EWG evaluation methods are built upon the ACCE model process -- the acronym representing components of evaluation: Analytic validity; Clinical validity; Clinical utility; and Ethical, legal, social implications (ELSI).[2,3] In the EGAPP recommendation considered here, analytic validity referred to accurate and reliable detection of selected mutations in KRAS, BRAF, NRAS, and PIK3CA and loss of expression of PTEN and AKT proteins. Clinical validity included such outcomes as response rates and survival, whereas clinical utility focused on the balance of benefits vs harms, and usefulness in terms of avoiding side effects and ineffective therapy.[1]

Clinical Benefit: Are We There Yet?

In the discussion of research gaps relevant to KRAS testing, the EWG presented emerging evidence suggesting that a particular codon 13 mutation (p.G13D) may actually be associated with response to anti-EGFR therapy; however, prospective studies are needed in support. With respect to BRAF, the EWG noted that "[i]t remains unclear whether there is additional benefit of pharmacogenetic testing for BRAF with respect to ability to predict poor prognosis independent of treatment effects." For the other tests considered, the EWG noted the need for supporting studies of "good" quality (as characterized in published EGAPP methods, and based upon assessment of hierarchies of data source and assessment of internal validity).[1]

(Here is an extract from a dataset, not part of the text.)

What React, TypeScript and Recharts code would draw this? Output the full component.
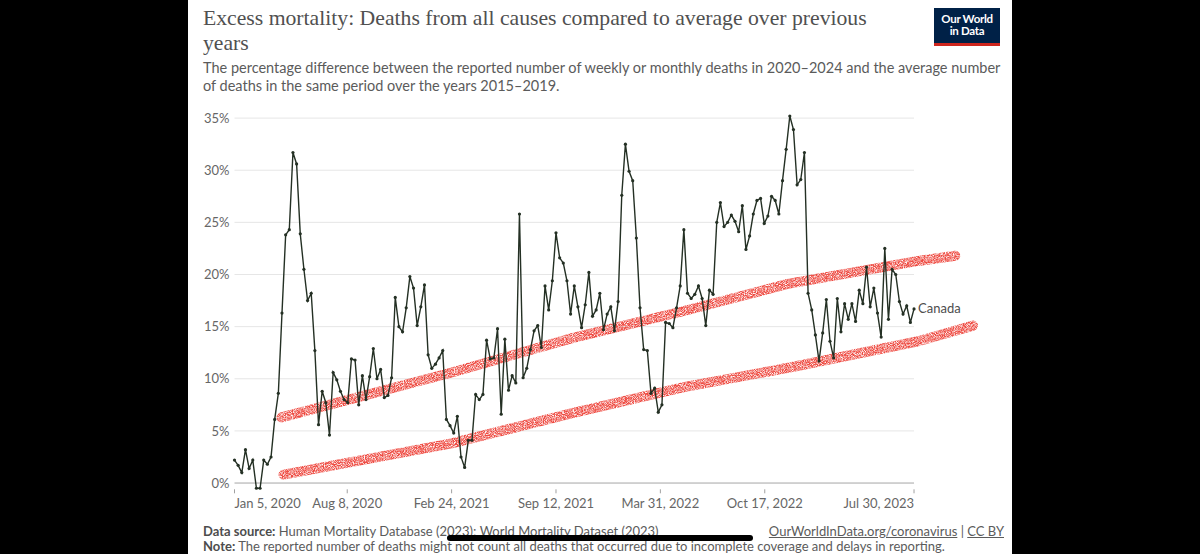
import React from 'react';
import { LineChart, Line, XAxis, YAxis, ReferenceLine } from 'recharts';

// Weekly excess mortality for Canada (%), one value per week starting Jan 5, 2020
const START_DATE = '2020-01-05';
const canadaExcess: number[] = [
  2.2, 1.7, 1.0, 3.2, 1.4, 2.2, -0.5, -0.5, 2.2, 1.8, 2.5, 6.1, 8.6, 16.3, 23.8, 24.3,
  31.7, 30.6, 23.9, 20.5, 17.5, 18.2, 12.7, 5.6, 8.8, 7.7, 4.6, 10.6, 9.9, 8.8, 8.0,
  7.7, 11.9, 11.8, 7.5, 10.3, 8.0, 10.2, 12.9, 10.0, 10.9, 8.2, 8.4, 10.1, 17.8, 15.0,
  14.5, 16.8, 19.8, 18.7, 15.1, 16.9, 19.0, 12.3, 11.0, 11.4, 12.0, 12.7, 6.1, 5.5, 4.8, 6.4,
  2.5, 1.5, 4.1, 4.1, 8.5, 8.0, 8.5, 13.7, 11.9, 12.0, 14.8, 6.6, 13.8, 8.9, 10.3, 9.6,
  25.8, 10.1, 11.0, 12.8, 14.6, 15.1, 13.0, 18.9, 16.6, 19.4, 24.0, 21.6, 21.1, 19.4, 16.2,
  18.9, 16.9, 14.9, 17.1, 20.2, 16.0, 16.6, 18.2, 14.7, 16.2, 16.9, 14.6, 17.4, 27.6, 32.5,
  29.9, 29.0, 23.5, 16.8, 12.8, 12.7, 8.6, 9.1, 6.8, 7.5, 15.4, 15.3, 14.9, 16.8, 18.9, 24.3,
  18.2, 17.7, 18.1, 18.9, 17.7, 15.1, 18.5, 18.1, 25.0, 26.9, 24.6, 25.0, 25.7, 25.1, 24.1,
  26.6, 22.4, 23.7, 25.8, 27.1, 27.3, 24.9, 25.6, 27.5, 27.1, 25.8, 29.0, 32.0, 35.2, 33.9,
  28.6, 29.1, 31.7, 18.2, 16.6, 14.2, 11.7, 14.4, 17.6, 13.6, 12.0, 17.7, 14.5, 17.2, 15.7,
  17.2, 15.5, 18.5, 17.2, 20.7, 16.9, 18.7, 16.3, 14.0, 22.5, 15.7, 20.5, 20.0, 17.4, 16.2,
  17.0, 15.4, 16.7,
];

// Axis ticks
const xTickDates = ['2020-01-05', '2020-08-08', '2021-02-24', '2021-09-12', '2022-03-31', '2022-10-17', '2023-07-30'];
const yTicks = [0, 5, 10, 15, 20, 25, 30, 35];
const MONTHS = ['Jan', 'Feb', 'Mar', 'Apr', 'May', 'Jun', 'Jul', 'Aug', 'Sep', 'Oct', 'Nov', 'Dec'];

// Hand-drawn trend channel: [date, percent] vertices
const upperBand: [string, number][] = [
  ['2020-04-04', 6.3], ['2021-02-24', 10.6], ['2021-10-13', 13.9], ['2022-05-15', 16.5],
  ['2022-11-30', 19.1], ['2023-08-07', 21.3], ['2023-10-17', 21.8],
];
const lowerBand: [string, number][] = [
  ['2020-04-08', 0.8], ['2021-02-24', 3.8], ['2021-10-13', 6.7], ['2022-05-15', 9.2],
  ['2022-12-16', 11.2], ['2023-08-07', 13.6], ['2023-11-20', 15.1],
];

const DAY_MS = 86400000;
const dayOf = (iso: string) => Math.round((Date.parse(iso) - Date.parse(START_DATE)) / DAY_MS);
const fmtDay = (d: number) => {
  const dt = new Date(Date.parse(START_DATE) + d * DAY_MS);
  return `${MONTHS[dt.getUTCMonth()]} ${dt.getUTCDate()}, ${dt.getUTCFullYear()}`;
};

const seriesData = canadaExcess.map((v, i) => ({ day: i * 7, v }));
const xTicks = xTickDates.map(dayOf);
const upperData = upperBand.map(([d, v]) => ({ day: dayOf(d), v }));
const lowerData = lowerBand.map(([d, v]) => ({ day: dayOf(d), v }));
const LAST_DAY = xTicks[xTicks.length - 1];

const LINE_COLOR = '#243024';
const BAND_COLOR = '#ee4b42';
const SANS = "Lato, 'Noto Sans', sans-serif";

const DateTick = (props: any) => {
  const { x, y, payload, index } = props;
  const anchor = index === 0 ? 'start' : index === xTicks.length - 1 ? 'end' : 'middle';
  return (
    <text x={x} y={y} dy="0.71em" textAnchor={anchor} fill="#666" fontSize={13} fontFamily={SANS}>
      {fmtDay(payload.value)}
    </text>
  );
};

const seriesLabel = (props: any) => {
  const { x, y, index } = props;
  if (index !== canadaExcess.length - 1) return null;
  return (
    <text x={x + 4} y={y} dy="0.35em" fill="#4d4d4d" fontSize={13} fontFamily={SANS}>
      Canada
    </text>
  );
};

export default function App() {
  return (
    <div style={{ position: 'absolute', left: 0, top: 0, width: 1200, height: 554, background: '#000', overflow: 'hidden' }}>
      <div style={{ position: 'absolute', left: 188, top: 0, width: 824, height: 554, background: '#fff' }} />

      {/* Title */}
      <div style={{ position: 'absolute', left: 203, top: 6, fontFamily: "'Liberation Serif', 'DejaVu Serif', serif", fontSize: 21.7, lineHeight: '25px', color: '#505050', whiteSpace: 'nowrap' }}>
        <div>Excess mortality: Deaths from all causes compared to average over previous</div>
        <div>years</div>
      </div>

      {/* Subtitle */}
      <div style={{ position: 'absolute', left: 203, top: 59, fontFamily: SANS, fontSize: 14.5, lineHeight: '18px', color: '#5b5b5b', whiteSpace: 'nowrap' }}>
        <div>The percentage difference between the reported number of weekly or monthly deaths in 2020–2024 and the average number</div>
        <div>of deaths in the same period over the years 2015–2019.</div>
      </div>

      {/* Logo */}
      <div style={{ position: 'absolute', left: 934, top: 8, width: 66, height: 38, background: '#002147', boxSizing: 'border-box', borderBottom: '3px solid #ce261e', color: '#fff', fontFamily: SANS, fontSize: 11.5, fontWeight: 700, lineHeight: '12px', textAlign: 'center', paddingTop: 5, letterSpacing: -0.3 }}>
        <div>Our World</div>
        <div>in Data</div>
      </div>

      {/* Chart */}
      <div style={{ position: 'absolute', left: 0, top: 0 }}>
        <LineChart width={1200} height={554} data={seriesData} margin={{ top: 116, right: 215, bottom: 34.7, left: 194.5 }}>
          <defs>
            <filter id="grain" x="-5%" y="-20%" width="110%" height="140%">
              <feTurbulence type="fractalNoise" baseFrequency="1.1" numOctaves="2" seed="11" result="noise" />
              <feColorMatrix in="noise" type="matrix" values="0 0 0 0 0  0 0 0 0 0  0 0 0 0 0  2.2 0 0 0 -0.45" result="mask" />
              <feComposite in="SourceGraphic" in2="mask" operator="in" />
            </filter>
          </defs>
          <XAxis
            dataKey="day"
            type="number"
            domain={[0, 1438]}
            ticks={xTicks}
            tick={<DateTick />}
            axisLine={false}
            tickLine={{ stroke: '#a0a0a0' }}
            tickSize={4}
            tickMargin={5}
            height={30}
            interval={0}
          />
          <YAxis
            type="number"
            domain={[-0.6, 35]}
            ticks={yTicks}
            tickFormatter={(v: number) => `${v}%`}
            axisLine={false}
            tickLine={false}
            tickSize={0}
            tickMargin={5}
            width={40}
            tick={{ fill: '#666', fontSize: 13, fontFamily: SANS }}
            interval={0}
          />
          {yTicks.slice(1).map((t) => (
            <ReferenceLine key={t} segment={[{ x: 0, y: t }, { x: LAST_DAY, y: t }]} stroke="#e6e6e6" strokeWidth={1} ifOverflow="visible" />
          ))}
          <ReferenceLine segment={[{ x: 0, y: 0 }, { x: LAST_DAY, y: 0 }]} stroke="#a6a6a6" strokeWidth={1} ifOverflow="visible" />

          <Line data={upperData} dataKey="v" stroke={BAND_COLOR} strokeWidth={10} strokeLinecap="round" strokeLinejoin="round" dot={false} activeDot={false} isAnimationActive={false} filter="url(#grain)" />
          <Line data={lowerData} dataKey="v" stroke={BAND_COLOR} strokeWidth={10} strokeLinecap="round" strokeLinejoin="round" dot={false} activeDot={false} isAnimationActive={false} filter="url(#grain)" />

          <Line
            dataKey="v"
            stroke={LINE_COLOR}
            strokeWidth={1.4}
            dot={{ r: 1.6, fill: LINE_COLOR, stroke: 'none' }}
            activeDot={false}
            isAnimationActive={false}
            label={seriesLabel}
          />
        </LineChart>
      </div>

      {/* Footer */}
      <div style={{ position: 'absolute', left: 203, top: 524, fontFamily: SANS, fontSize: 13, lineHeight: '14px', color: '#5b5b5b', whiteSpace: 'nowrap' }}>
        <b style={{ color: '#4d4d4d' }}>Data source:</b> Human Mortality Database (2023); World Mortality Dataset (2023)
      </div>
      <div style={{ position: 'absolute', right: 1200 - 1004, top: 524, fontFamily: SANS, fontSize: 13, lineHeight: '14px', color: '#5b5b5b', whiteSpace: 'nowrap' }}>
        <span style={{ textDecoration: 'underline' }}>OurWorldInData.org/coronavirus</span> | <span style={{ textDecoration: 'underline' }}>CC BY</span>
      </div>
      <div style={{ position: 'absolute', left: 203, top: 539, fontFamily: SANS, fontSize: 13, lineHeight: '14px', color: '#5b5b5b', whiteSpace: 'nowrap' }}>
        <b style={{ color: '#4d4d4d' }}>Note:</b> The reported number of deaths might not count all deaths that occurred due to incomplete coverage and delays in reporting.
      </div>
      {/* marker stroke over the source line */}
      <div style={{ position: 'absolute', left: 447, top: 535, width: 306, height: 6, borderRadius: 4, background: '#000' }} />
    </div>
  );
}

The EWG has issued 8 recommendation statements since 2007.[4] In all but 1 previous EWG statement, the available evidence has been insufficient to support a recommendation for or against the use of the test under consideration. KRAS mutation analysis is only the second instance among the tests considered by EGAPP where enough evidence was available to support recommending its use (testing all newly diagnosed CRC patients for Lynch syndrome to benefit family members was the first[5]). Although there are existing guidelines supporting the use of KRAS testing to predict nonresponse to anti-EGFR therapy in mCRC, this is the first time a US-based evidence group has addressed testing for BRAF, NRAS, and PIK3CA mutations and PTEN and AKT protein expression in this clinical scenario.[1]